▶ _What is asked_
Starting with the first line of the listing, quote each line exactly until and including the one with "ax.set_facecolor('#dcd6c6')", leaving pictures out.

== Data to use ==

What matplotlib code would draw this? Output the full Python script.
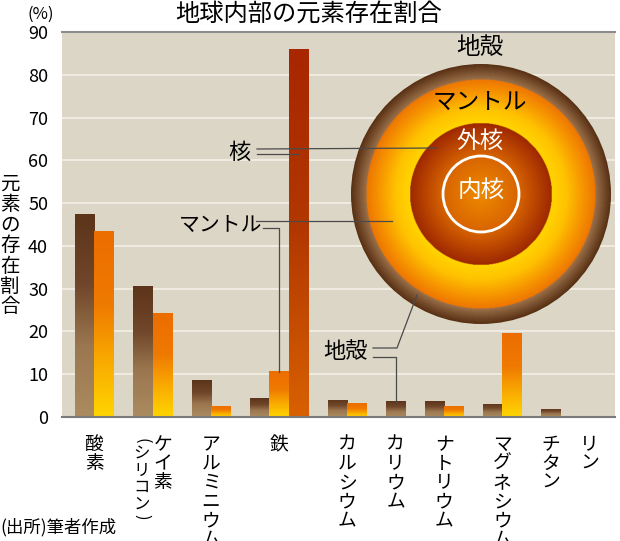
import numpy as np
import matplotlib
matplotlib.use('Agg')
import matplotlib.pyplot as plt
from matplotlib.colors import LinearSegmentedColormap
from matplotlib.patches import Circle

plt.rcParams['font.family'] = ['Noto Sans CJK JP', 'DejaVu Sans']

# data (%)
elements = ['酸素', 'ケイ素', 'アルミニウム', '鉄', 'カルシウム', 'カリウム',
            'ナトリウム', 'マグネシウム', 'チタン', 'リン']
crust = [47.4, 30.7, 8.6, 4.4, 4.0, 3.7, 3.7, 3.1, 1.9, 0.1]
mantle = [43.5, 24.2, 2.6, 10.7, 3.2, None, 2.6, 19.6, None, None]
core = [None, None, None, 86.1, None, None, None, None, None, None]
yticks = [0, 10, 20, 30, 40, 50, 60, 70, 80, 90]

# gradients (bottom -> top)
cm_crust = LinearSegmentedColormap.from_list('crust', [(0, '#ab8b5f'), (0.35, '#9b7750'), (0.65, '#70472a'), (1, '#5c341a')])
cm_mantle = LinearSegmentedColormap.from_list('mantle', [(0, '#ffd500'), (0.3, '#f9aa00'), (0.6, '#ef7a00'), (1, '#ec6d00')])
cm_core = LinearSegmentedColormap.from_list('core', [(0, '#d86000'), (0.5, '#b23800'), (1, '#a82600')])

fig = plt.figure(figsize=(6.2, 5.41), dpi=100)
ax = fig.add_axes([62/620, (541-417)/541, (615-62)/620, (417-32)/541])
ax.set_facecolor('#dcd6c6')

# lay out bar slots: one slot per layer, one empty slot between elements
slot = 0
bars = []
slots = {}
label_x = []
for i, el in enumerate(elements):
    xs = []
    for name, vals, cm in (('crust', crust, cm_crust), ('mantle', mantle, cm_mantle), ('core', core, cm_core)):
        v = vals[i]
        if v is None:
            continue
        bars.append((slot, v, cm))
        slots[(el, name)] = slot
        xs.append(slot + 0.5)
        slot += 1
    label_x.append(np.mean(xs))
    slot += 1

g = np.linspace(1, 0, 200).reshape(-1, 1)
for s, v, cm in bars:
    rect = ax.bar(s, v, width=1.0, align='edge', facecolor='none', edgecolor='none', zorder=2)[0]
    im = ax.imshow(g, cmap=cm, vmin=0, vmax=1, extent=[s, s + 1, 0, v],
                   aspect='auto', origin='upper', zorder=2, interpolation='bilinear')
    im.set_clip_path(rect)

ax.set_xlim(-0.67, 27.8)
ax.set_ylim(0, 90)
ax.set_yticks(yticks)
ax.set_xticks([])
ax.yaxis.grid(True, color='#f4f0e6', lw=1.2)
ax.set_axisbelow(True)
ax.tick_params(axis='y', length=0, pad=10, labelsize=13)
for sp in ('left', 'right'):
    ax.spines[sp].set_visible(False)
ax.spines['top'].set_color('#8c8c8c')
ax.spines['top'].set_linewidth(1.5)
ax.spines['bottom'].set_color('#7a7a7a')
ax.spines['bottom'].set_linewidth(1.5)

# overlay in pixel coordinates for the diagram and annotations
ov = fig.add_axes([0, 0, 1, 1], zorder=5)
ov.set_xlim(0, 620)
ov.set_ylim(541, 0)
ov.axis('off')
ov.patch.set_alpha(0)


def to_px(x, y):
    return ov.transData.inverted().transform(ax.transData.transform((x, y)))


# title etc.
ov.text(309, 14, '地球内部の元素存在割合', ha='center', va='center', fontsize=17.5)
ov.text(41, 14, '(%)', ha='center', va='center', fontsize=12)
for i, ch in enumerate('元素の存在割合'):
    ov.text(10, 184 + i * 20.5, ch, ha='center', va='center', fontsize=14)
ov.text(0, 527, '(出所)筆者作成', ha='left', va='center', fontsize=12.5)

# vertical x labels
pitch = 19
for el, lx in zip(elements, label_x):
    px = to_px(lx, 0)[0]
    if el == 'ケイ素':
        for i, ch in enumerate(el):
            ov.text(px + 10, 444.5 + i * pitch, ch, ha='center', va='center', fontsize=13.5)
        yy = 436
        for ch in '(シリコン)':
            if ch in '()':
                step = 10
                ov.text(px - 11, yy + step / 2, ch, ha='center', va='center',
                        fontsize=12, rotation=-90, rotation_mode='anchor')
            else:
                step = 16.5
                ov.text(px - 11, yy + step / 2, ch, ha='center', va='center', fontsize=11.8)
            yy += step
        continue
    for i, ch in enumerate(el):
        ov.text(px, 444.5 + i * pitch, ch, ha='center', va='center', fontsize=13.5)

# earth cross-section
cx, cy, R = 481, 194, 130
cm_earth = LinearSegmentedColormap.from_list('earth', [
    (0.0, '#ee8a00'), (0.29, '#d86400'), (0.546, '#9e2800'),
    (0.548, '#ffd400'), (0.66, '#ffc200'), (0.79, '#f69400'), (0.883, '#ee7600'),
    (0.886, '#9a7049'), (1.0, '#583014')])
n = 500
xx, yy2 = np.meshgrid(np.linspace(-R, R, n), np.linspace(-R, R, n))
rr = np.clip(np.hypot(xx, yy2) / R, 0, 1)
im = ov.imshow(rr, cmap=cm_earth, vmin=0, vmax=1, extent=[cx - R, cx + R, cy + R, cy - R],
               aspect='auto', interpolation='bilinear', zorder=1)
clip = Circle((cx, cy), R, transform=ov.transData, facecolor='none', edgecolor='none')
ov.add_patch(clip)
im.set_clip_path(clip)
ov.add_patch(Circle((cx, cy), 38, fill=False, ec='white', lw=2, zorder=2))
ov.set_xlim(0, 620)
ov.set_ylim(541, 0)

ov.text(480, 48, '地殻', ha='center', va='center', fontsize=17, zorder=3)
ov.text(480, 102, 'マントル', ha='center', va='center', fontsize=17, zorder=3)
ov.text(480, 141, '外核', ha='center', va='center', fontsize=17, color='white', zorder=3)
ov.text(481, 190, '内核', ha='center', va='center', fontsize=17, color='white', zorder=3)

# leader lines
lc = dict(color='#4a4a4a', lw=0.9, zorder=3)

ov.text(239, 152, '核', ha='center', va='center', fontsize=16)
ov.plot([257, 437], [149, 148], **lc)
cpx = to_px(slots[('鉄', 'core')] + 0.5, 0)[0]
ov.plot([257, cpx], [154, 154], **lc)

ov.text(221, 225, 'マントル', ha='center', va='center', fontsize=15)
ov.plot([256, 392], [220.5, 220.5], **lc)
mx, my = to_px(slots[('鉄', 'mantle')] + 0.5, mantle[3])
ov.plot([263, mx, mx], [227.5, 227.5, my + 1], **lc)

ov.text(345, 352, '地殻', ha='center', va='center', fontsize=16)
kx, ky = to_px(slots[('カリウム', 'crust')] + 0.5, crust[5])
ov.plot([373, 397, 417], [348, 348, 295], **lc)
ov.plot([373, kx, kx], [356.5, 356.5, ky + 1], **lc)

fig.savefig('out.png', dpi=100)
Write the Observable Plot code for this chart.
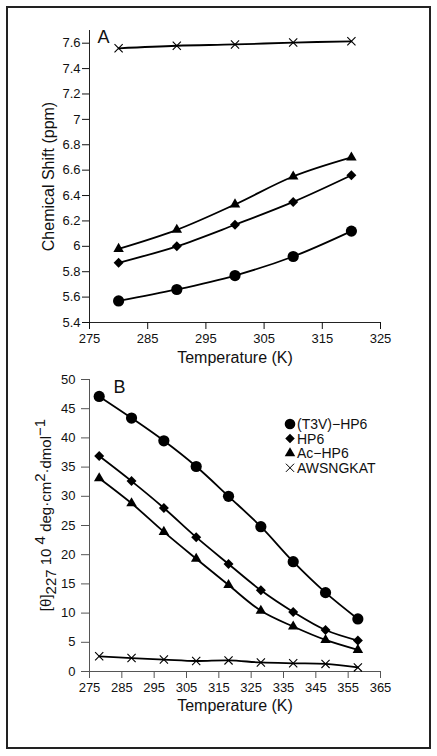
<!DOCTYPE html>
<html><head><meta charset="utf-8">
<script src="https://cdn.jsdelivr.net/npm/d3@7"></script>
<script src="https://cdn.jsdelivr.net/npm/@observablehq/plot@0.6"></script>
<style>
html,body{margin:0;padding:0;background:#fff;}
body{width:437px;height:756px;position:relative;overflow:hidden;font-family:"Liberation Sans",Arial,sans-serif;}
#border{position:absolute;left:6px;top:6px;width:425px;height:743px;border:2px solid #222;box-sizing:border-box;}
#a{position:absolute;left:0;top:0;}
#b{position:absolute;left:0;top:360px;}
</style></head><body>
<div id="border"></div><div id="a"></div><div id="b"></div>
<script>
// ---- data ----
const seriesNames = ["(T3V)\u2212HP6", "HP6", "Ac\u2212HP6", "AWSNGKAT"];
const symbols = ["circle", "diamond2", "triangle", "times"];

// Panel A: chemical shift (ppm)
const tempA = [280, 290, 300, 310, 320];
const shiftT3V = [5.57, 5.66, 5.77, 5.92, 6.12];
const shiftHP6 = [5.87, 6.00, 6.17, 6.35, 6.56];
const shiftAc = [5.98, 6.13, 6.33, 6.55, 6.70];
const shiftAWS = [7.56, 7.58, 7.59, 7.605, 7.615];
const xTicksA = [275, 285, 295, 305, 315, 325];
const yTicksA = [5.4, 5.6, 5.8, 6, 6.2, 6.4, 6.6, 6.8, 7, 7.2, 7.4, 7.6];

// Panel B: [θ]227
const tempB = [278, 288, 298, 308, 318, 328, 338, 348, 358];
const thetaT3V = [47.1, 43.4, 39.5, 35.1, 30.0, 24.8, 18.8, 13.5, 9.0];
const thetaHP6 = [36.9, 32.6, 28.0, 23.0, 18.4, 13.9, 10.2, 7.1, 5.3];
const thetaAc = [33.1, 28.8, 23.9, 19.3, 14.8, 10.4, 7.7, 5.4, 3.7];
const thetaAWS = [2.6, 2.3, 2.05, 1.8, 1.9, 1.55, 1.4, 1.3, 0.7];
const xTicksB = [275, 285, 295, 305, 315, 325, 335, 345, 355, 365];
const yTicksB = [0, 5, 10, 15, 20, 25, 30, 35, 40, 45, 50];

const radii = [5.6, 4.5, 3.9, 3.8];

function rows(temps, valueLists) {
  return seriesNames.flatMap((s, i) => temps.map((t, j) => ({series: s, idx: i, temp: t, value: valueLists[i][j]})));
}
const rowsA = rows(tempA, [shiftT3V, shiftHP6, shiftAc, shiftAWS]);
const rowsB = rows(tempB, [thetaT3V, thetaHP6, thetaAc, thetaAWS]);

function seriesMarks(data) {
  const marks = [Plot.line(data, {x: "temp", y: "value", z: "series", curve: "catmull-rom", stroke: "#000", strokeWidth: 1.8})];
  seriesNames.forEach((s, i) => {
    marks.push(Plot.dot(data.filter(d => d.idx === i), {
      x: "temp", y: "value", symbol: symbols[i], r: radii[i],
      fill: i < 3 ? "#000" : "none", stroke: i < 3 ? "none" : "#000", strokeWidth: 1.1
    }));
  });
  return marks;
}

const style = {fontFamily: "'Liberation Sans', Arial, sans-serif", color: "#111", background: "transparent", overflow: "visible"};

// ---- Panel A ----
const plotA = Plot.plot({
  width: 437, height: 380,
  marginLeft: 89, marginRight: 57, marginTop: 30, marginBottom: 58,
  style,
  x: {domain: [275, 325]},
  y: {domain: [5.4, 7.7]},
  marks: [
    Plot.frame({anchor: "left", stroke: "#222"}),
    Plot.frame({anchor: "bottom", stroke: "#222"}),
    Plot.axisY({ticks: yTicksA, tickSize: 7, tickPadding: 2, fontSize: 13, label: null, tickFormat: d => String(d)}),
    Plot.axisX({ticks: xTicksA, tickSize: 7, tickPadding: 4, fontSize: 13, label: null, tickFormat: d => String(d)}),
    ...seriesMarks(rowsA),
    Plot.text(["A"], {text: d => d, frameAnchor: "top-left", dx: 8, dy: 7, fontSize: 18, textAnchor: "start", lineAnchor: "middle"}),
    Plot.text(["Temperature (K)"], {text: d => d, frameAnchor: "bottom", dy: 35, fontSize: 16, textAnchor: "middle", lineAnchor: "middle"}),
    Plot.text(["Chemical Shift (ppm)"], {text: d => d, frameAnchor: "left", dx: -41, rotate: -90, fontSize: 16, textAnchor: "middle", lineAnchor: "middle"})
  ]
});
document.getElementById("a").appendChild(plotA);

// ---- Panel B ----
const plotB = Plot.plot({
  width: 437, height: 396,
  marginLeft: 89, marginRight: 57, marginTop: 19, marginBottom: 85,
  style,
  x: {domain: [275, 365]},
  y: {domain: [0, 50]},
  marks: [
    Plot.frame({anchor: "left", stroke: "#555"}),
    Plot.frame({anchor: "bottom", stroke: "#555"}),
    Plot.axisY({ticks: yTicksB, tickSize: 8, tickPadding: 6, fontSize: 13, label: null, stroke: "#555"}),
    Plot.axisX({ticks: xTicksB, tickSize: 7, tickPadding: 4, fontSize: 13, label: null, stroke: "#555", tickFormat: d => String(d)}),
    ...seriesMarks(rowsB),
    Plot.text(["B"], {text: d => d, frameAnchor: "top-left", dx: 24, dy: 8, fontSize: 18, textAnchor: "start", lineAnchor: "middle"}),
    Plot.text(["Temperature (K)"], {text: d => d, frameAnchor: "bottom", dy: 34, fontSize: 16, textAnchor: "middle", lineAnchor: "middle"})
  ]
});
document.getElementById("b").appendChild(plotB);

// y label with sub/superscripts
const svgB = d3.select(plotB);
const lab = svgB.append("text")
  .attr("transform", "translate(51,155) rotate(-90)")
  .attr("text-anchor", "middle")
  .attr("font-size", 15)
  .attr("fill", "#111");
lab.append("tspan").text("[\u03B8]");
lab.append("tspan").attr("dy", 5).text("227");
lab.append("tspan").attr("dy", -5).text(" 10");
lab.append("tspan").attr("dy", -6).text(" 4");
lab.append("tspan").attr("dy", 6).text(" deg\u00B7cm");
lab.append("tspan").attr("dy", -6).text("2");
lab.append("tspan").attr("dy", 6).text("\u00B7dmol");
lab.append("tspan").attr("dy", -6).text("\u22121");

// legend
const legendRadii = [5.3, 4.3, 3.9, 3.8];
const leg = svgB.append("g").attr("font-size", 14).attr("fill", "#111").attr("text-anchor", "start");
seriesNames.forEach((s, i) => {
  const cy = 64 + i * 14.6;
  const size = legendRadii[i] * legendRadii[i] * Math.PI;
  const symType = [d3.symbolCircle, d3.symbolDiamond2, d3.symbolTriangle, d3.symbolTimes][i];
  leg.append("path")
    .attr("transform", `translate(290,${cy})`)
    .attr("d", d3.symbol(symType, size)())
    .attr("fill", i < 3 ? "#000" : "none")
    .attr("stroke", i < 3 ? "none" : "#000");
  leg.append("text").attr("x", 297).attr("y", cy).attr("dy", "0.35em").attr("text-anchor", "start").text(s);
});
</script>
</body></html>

===

▶ _Response to this task_
What matplotlib code would draw this? Output the full Python script.
import numpy as np
import matplotlib
matplotlib.use('Agg')
import matplotlib.pyplot as plt
from matplotlib.colors import LinearSegmentedColormap
from matplotlib.patches import Circle

plt.rcParams['font.family'] = ['Noto Sans CJK JP', 'DejaVu Sans']

# data (%)
elements = ['酸素', 'ケイ素', 'アルミニウム', '鉄', 'カルシウム', 'カリウム',
            'ナトリウム', 'マグネシウム', 'チタン', 'リン']
crust = [47.4, 30.7, 8.6, 4.4, 4.0, 3.7, 3.7, 3.1, 1.9, 0.1]
mantle = [43.5, 24.2, 2.6, 10.7, 3.2, None, 2.6, 19.6, None, None]
core = [None, None, None, 86.1, None, None, None, None, None, None]
yticks = [0, 10, 20, 30, 40, 50, 60, 70, 80, 90]

# gradients (bottom -> top)
cm_crust = LinearSegmentedColormap.from_list('crust', [(0, '#ab8b5f'), (0.35, '#9b7750'), (0.65, '#70472a'), (1, '#5c341a')])
cm_mantle = LinearSegmentedColormap.from_list('mantle', [(0, '#ffd500'), (0.3, '#f9aa00'), (0.6, '#ef7a00'), (1, '#ec6d00')])
cm_core = LinearSegmentedColormap.from_list('core', [(0, '#d86000'), (0.5, '#b23800'), (1, '#a82600')])

fig = plt.figure(figsize=(6.2, 5.41), dpi=100)
ax = fig.add_axes([62/620, (541-417)/541, (615-62)/620, (417-32)/541])
ax.set_facecolor('#dcd6c6')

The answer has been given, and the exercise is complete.